The transaction, which closed recently, is part of Park’s strategic plan to divest $300 million to $400 million of non-core hotel assets in 2025. The company’s Chairman and CEO, Thomas J. Baltimore, Jr., expressed satisfaction with the sale, noting it as a positive step towards enhancing the quality of their portfolio and financial flexibility. The proceeds are earmarked for reinvestment into the company’s return on investment projects and for other general corporate purposes. The company maintains a healthy current ratio of 1.17, indicating strong ability to meet short-term obligations.
Park’s strategic dispositions have been ongoing since 2017, with the company having sold or disposed of 46 hotels for over $3 billion. These actions are part of Park’s efforts to reshape its portfolio and boost long-term growth while focusing on capital allocation to maximize shareholder returns.
The press release also contained forward-looking statements regarding Park’s business strategy and financial performance. These statements are subject to risks and uncertainties that could cause actual results to differ materially from those projected.
Park Hotels & Resorts boasts a diverse portfolio, which currently includes 39 premium-branded hotels and resorts, totaling approximately 25,000 rooms in prime locations.
The information provided in this article is based on a press release statement from Park Hotels & Resorts Inc.

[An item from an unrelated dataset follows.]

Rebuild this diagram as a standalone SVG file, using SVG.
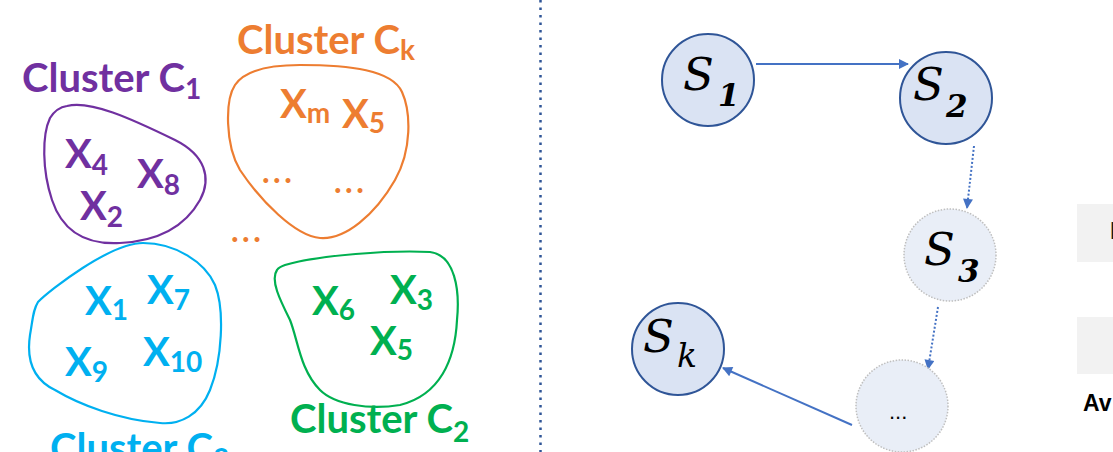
<svg xmlns="http://www.w3.org/2000/svg" width="1113" height="452" viewBox="0 0 1113 452">
<style>
.lbl{font-family:Lato,"Open Sans",sans-serif;font-weight:bold;font-size:40px}
.sub{font-size:28px}
.dd{font-size:32px;letter-spacing:3.5px}
.blob{fill:none;stroke-width:2.2}
.purple{fill:#7030A0}.orange{fill:#ED7D31}.blue{fill:#00B0F0}.green{fill:#00B050}
.st{fill:#DAE3F3;stroke:#2F5597;stroke-width:2}
.dt{fill:#E9EEF7;stroke:#BFBFBF;stroke-width:1.5;stroke-dasharray:1.5 1.5}
.s{font-family:"DejaVu Serif",serif;font-style:italic;font-size:45px;fill:#000}
.ss{font-family:"DejaVu Serif",serif;font-style:italic;font-weight:bold;font-size:31px;fill:#000}
.con{stroke:#4472C4;stroke-width:2;fill:none}
.dot{stroke-dasharray:2 2}
</style>
<defs>
<marker id="ah2" viewBox="0 0 10 10" refX="9" refY="5" markerWidth="13" markerHeight="10" markerUnits="userSpaceOnUse" orient="auto">
<path d="M0,0 L10,5 L0,10 Z" fill="#4472C4"/>
</marker>
</defs>
<rect width="1113" height="452" fill="#fff"/>

<g id="cluster-c1">
<path class="blob" stroke="#7030A0" d="M67,106 C90,100 130,118 175,140 C205,155 212,178 200,200 C186,225 160,241 120,243 C85,245 62,230 52,200 C42,170 42,135 50,118 C55,110 60,107 67,106 Z"/>
<text class="lbl purple" x="22" y="92">Cluster C<tspan class="sub" dy="7">1</tspan></text>
<text class="lbl purple" x="65" y="168">X<tspan class="sub" dy="7">4</tspan></text>
<text class="lbl purple" x="137" y="188">X<tspan class="sub" dy="7">8</tspan></text>
<text class="lbl purple" x="80" y="220">X<tspan class="sub" dy="7">2</tspan></text>
</g>

<g id="cluster-ck">
<path class="blob" stroke="#ED7D31" d="M300,65 C350,65 392,70 402,92 C411,112 412,150 395,180 C375,215 345,240 320,238 C295,236 260,200 240,170 C225,145 225,100 235,85 C245,70 270,65 300,65 Z"/>
<text class="lbl orange" x="237" y="54">Cluster C<tspan class="sub" dy="6">k</tspan></text>
<text class="lbl orange" x="280" y="118">X<tspan class="sub" dy="5">m</tspan></text>
<text class="lbl orange" x="342" y="128">X<tspan class="sub" dy="5">5</tspan></text>
<text class="lbl orange dd" x="262" y="183">...</text>
<text class="lbl orange dd" x="334" y="193">...</text>
<text class="lbl orange dd" x="231" y="242">...</text>
</g>

<g id="cluster-c3">
<path class="blob" stroke="#00B0F0" d="M143,243 C175,243 205,262 215,285 C225,310 222,360 210,390 C200,415 180,425 160,423 C120,420 80,405 55,390 C30,378 27,355 30,335 C33,318 33,310 38,302 C50,290 110,243 143,243 Z"/>
<text class="lbl blue" x="85" y="315">X<tspan class="sub" dy="5">1</tspan></text>
<text class="lbl blue" x="147" y="304">X<tspan class="sub" dy="6">7</tspan></text>
<text class="lbl blue" x="65" y="376">X<tspan class="sub" dy="6">9</tspan></text>
<text class="lbl blue" x="143" y="366">X<tspan class="sub" dy="6">10</tspan></text>
<text class="lbl blue" x="50" y="462">Cluster C<tspan class="sub" dy="7">3</tspan></text>
</g>

<g id="cluster-c2">
<path class="blob" stroke="#00B050" d="M285,265 C320,255 390,250 430,252 C455,255 460,290 457,320 C455,360 440,395 400,405 C370,410 335,405 320,390 C300,370 298,340 290,320 C280,300 270,280 277,270 C279,267 282,266 285,265 Z"/>
<text class="lbl green" x="312" y="315">X<tspan class="sub" dy="5">6</tspan></text>
<text class="lbl green" x="390" y="304">X<tspan class="sub" dy="6">3</tspan></text>
<text class="lbl green" x="370" y="355">X<tspan class="sub" dy="5">5</tspan></text>
<text class="lbl green" x="290" y="433">Cluster C<tspan class="sub" dy="9">2</tspan></text>
</g>

<line x1="540.5" y1="0" x2="540.5" y2="452" stroke="#2F5597" stroke-width="2.5" stroke-dasharray="2.5 5"/>

<g id="connectors">
<line class="con" x1="756" y1="64" x2="908" y2="64" marker-end="url(#ah2)"/>
<line class="con dot" x1="974" y1="146" x2="967" y2="208" marker-end="url(#ah2)"/>
<line class="con dot" x1="938" y1="307" x2="928" y2="369" marker-end="url(#ah2)"/>
<line class="con" x1="852" y1="425" x2="723" y2="368" marker-end="url(#ah2)"/>
</g>

<g id="s1">
<circle class="st" cx="708" cy="80" r="46"/>
<text class="s" x="683" y="90">S</text><text class="ss" x="718" y="106">1</text>
</g>
<g id="s2">
<circle class="st" cx="946" cy="98" r="46"/>
<text class="s" x="913" y="100">S</text><text class="ss" x="946" y="117">2</text>
</g>
<g id="s3">
<circle class="dt" cx="950" cy="255" r="46"/>
<text class="s" x="924" y="265">S</text><text class="ss" x="958" y="282">3</text>
</g>
<g id="sk">
<circle class="st" cx="678" cy="349" r="46"/>
<text class="s" x="643" y="352">S</text><text class="s" x="677" y="367" style="font-size:33px">k</text>
</g>
<g id="sdots">
<circle class="dt" cx="902" cy="406" r="46"/>
<text x="889" y="419" style="font-family:'Liberation Sans',sans-serif;font-size:22px;fill:#000">...</text>
</g>

<g id="right-edge">
<rect x="1077" y="204" width="40" height="58" fill="#F2F2F2"/>
<rect x="1077" y="317" width="40" height="57" fill="#F2F2F2"/>
<text x="1110" y="239" style="font-family:'Liberation Sans',sans-serif;font-weight:bold;font-size:24px;fill:#1a1a1a">I</text>
<text x="1083" y="411" style="font-family:'Liberation Sans',sans-serif;font-weight:bold;font-size:23px;fill:#000">Av</text>
</g>
</svg>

In other recent news, Park Hotels & Resorts reported its first-quarter 2025 earnings, revealing a notable miss on earnings per share (EPS) expectations, with an EPS of -$0.29 compared to the forecasted $0.08. However, the company achieved a modest revenue beat, posting $630 million against the anticipated $614.12 million. Analysts have responded with adjustments to their outlooks; Citi maintained a Buy rating but lowered the price target from $16.00 to $13.00, reflecting updated assumptions on operations and financial metrics. Evercore ISI downgraded Park Hotels & Resorts from Outperform to In Line, citing challenges related to ongoing renovations and asset sales. Meanwhile, Jefferies increased the price target to $11 from $10, maintaining a Hold rating and acknowledging the company’s strategic capital allocation efforts. The firm is navigating renovation challenges, particularly at its Miami property, which is expected to complete by 2026. Park Hotels & Resorts continues to focus on asset sales to meet capital expenditure and return goals, with a strategic emphasis on managing its core portfolio.